REQUEST -> Only the lines from the one with "Write a web" through the one with "const star = 'path://M-1,-10", inclusive, should be echoed exactly; pictures are left out.

EXTRACTED MATERIAL ->

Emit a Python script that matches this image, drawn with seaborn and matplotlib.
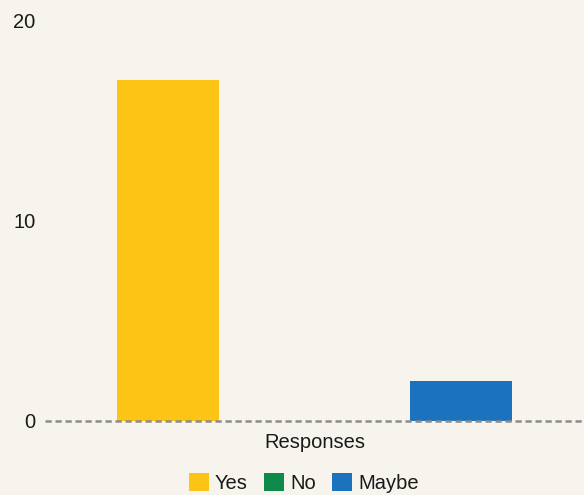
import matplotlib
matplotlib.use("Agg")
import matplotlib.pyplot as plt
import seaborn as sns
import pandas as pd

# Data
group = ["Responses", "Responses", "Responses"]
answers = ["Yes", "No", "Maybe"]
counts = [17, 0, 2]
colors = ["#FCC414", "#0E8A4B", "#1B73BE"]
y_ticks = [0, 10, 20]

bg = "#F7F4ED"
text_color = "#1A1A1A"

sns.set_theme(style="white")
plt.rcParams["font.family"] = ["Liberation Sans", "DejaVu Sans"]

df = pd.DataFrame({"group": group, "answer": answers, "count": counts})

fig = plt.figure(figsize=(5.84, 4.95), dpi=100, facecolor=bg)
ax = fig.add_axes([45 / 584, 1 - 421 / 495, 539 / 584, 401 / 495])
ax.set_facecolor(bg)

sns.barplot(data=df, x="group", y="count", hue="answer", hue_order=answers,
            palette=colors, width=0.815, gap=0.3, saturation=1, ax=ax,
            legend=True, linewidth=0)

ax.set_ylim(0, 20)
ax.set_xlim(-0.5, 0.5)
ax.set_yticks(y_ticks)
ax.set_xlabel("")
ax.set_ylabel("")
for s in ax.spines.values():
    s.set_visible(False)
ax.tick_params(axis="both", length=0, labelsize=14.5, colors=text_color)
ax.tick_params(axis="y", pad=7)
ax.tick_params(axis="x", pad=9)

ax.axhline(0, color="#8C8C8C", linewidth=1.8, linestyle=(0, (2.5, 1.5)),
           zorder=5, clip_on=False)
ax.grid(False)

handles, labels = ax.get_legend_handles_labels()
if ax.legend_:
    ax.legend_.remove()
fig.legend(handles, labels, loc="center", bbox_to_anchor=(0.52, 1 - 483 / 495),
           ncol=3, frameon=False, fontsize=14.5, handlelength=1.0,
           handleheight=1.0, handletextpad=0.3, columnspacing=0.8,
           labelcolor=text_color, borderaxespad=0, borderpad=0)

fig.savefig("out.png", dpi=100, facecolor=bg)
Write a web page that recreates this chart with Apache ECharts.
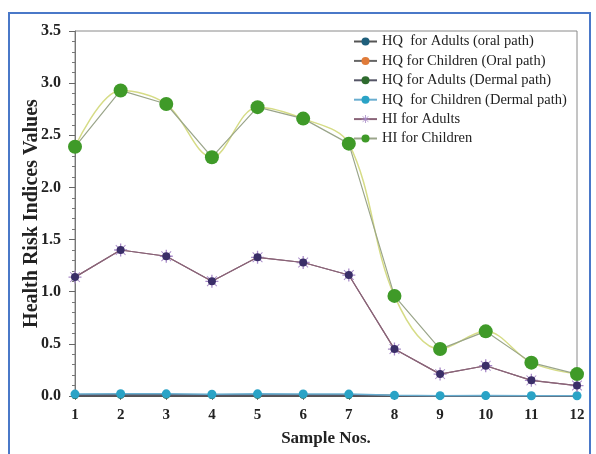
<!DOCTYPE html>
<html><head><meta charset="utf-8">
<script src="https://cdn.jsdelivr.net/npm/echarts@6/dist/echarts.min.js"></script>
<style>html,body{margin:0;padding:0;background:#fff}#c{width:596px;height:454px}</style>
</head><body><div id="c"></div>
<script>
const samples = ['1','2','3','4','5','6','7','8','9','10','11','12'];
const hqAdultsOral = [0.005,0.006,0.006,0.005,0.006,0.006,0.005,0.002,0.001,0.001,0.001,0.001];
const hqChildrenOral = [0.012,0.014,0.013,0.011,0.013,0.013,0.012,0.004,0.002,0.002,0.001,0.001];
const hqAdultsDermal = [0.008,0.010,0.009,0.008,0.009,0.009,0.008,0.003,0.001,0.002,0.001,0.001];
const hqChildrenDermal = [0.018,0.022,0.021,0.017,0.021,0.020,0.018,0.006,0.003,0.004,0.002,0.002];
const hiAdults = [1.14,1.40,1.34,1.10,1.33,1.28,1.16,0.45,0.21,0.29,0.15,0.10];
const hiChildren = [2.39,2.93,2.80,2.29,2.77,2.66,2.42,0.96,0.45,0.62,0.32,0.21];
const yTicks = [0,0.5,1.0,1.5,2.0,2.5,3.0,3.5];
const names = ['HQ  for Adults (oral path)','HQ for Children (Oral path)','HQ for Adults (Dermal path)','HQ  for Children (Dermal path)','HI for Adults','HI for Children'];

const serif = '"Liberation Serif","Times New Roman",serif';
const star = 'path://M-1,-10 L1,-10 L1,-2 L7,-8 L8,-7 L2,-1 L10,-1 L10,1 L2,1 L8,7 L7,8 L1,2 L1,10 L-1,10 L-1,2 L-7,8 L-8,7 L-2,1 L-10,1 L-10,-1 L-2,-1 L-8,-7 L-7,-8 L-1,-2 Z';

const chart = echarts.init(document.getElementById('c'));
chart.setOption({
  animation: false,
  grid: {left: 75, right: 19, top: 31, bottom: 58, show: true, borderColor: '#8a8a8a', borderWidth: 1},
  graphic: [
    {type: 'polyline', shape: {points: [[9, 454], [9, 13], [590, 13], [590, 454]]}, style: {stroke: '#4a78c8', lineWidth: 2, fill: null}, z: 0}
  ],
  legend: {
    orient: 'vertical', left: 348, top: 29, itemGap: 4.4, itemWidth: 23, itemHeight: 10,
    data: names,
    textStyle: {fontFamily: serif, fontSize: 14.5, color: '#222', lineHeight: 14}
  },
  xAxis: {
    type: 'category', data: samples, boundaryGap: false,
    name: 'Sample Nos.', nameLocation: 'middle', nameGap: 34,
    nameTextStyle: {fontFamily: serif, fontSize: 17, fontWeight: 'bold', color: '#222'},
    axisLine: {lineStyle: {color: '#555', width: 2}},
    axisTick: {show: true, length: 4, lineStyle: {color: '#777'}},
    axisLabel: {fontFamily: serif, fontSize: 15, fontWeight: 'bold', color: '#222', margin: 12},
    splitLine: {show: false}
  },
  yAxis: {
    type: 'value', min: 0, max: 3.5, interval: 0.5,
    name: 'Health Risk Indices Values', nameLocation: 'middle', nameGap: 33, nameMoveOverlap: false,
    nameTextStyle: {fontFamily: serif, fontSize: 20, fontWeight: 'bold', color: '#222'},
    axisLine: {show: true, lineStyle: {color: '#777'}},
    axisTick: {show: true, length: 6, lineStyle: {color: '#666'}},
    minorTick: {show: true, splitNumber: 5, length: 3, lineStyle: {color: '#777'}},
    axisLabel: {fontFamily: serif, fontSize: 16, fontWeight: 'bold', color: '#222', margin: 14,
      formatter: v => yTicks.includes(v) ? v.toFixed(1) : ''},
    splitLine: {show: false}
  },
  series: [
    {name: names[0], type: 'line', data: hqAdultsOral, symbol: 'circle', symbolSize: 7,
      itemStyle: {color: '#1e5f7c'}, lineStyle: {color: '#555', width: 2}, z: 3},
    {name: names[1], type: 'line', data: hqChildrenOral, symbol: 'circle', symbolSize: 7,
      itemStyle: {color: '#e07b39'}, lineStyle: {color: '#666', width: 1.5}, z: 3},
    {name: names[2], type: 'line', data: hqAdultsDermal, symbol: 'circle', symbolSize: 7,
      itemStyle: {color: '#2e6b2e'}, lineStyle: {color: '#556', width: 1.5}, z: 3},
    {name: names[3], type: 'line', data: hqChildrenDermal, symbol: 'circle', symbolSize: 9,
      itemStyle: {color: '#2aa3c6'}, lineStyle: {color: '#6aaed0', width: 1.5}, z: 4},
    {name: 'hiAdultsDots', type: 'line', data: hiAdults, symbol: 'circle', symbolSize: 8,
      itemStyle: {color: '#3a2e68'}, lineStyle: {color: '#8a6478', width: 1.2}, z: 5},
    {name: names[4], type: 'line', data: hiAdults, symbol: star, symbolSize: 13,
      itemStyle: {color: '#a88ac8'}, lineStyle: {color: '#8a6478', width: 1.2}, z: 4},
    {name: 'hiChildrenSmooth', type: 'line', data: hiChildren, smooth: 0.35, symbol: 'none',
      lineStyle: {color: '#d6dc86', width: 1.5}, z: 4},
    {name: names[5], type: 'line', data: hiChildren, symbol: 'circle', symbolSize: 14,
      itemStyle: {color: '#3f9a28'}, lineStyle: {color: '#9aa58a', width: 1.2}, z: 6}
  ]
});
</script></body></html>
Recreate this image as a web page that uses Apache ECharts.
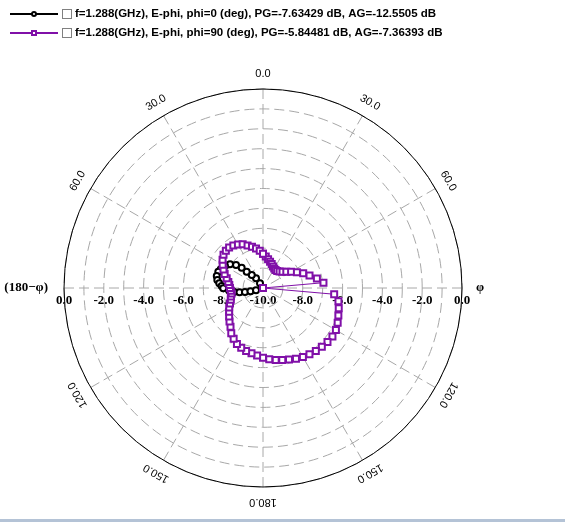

EXERCISE RESPONSE ->
Write a web page that recreates this chart with Apache ECharts.
<!DOCTYPE html>
<html><head><meta charset="utf-8">
<script src="https://cdn.jsdelivr.net/npm/echarts@6/dist/echarts.min.js"></script>
<style>html,body{margin:0;padding:0;background:#fff}#c{width:596px;height:454px}</style>
</head><body><div id="c"></div>
<script>
const samples = ['1','2','3','4','5','6','7','8','9','10','11','12'];
const hqAdultsOral = [0.005,0.006,0.006,0.005,0.006,0.006,0.005,0.002,0.001,0.001,0.001,0.001];
const hqChildrenOral = [0.012,0.014,0.013,0.011,0.013,0.013,0.012,0.004,0.002,0.002,0.001,0.001];
const hqAdultsDermal = [0.008,0.010,0.009,0.008,0.009,0.009,0.008,0.003,0.001,0.002,0.001,0.001];
const hqChildrenDermal = [0.018,0.022,0.021,0.017,0.021,0.020,0.018,0.006,0.003,0.004,0.002,0.002];
const hiAdults = [1.14,1.40,1.34,1.10,1.33,1.28,1.16,0.45,0.21,0.29,0.15,0.10];
const hiChildren = [2.39,2.93,2.80,2.29,2.77,2.66,2.42,0.96,0.45,0.62,0.32,0.21];
const yTicks = [0,0.5,1.0,1.5,2.0,2.5,3.0,3.5];
const names = ['HQ  for Adults (oral path)','HQ for Children (Oral path)','HQ for Adults (Dermal path)','HQ  for Children (Dermal path)','HI for Adults','HI for Children'];

const serif = '"Liberation Serif","Times New Roman",serif';
const star = 'path://M-1,-10 L1,-10 L1,-2 L7,-8 L8,-7 L2,-1 L10,-1 L10,1 L2,1 L8,7 L7,8 L1,2 L1,10 L-1,10 L-1,2 L-7,8 L-8,7 L-2,1 L-10,1 L-10,-1 L-2,-1 L-8,-7 L-7,-8 L-1,-2 Z';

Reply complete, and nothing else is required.